Polynomial decomposition and lacunarity
Abstract:
The possible ways of writing a polynomial as a composition of lower degree polynomials were studied by many authors, starting with J.F. Ritt in the 1920's. There are applications to several areas of mathematics. On the other hand, there are many Diophantine problems involving linearly recurrent sequences of polynomials.

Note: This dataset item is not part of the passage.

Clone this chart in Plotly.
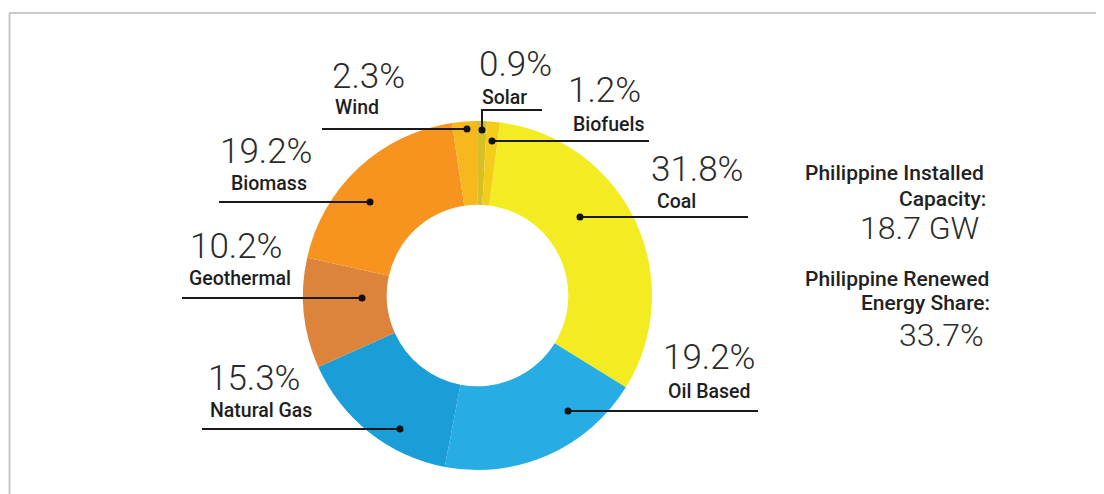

For a sequence of polynomials \$(G_n(x))_{n=0}^{\infty}\$ in \$\mathbb{C}[x]\$ satisfying a linear recurrence relation of order \$d\geq 2\$:
$$
G_{n+d}(x)=A_{d-1}(x)G_{n+d-1}(x)+\cdots+A_0(x)G_n(x), \ n\in\mathbb{N},
$$
determined by \$A_0,A_1,\ldots,A_{d-1}, G_0,G_1,\ldots,G_{d-1}\in \mathbb{C}[x]\$, one may ask about the properties of \$g(x), h(x)\in \mathbb{C}[x]\$ such that \$G_n(x)=g(h(x))\$. In this talk I will present some results on this topic that come from a joint work with Clemens Fuchs and Christina Karolus from University of Salzburg (Austria). Our work was inspired by Zannier's results about lacunary polynomials. I will further discuss some Diophantine applications of these results.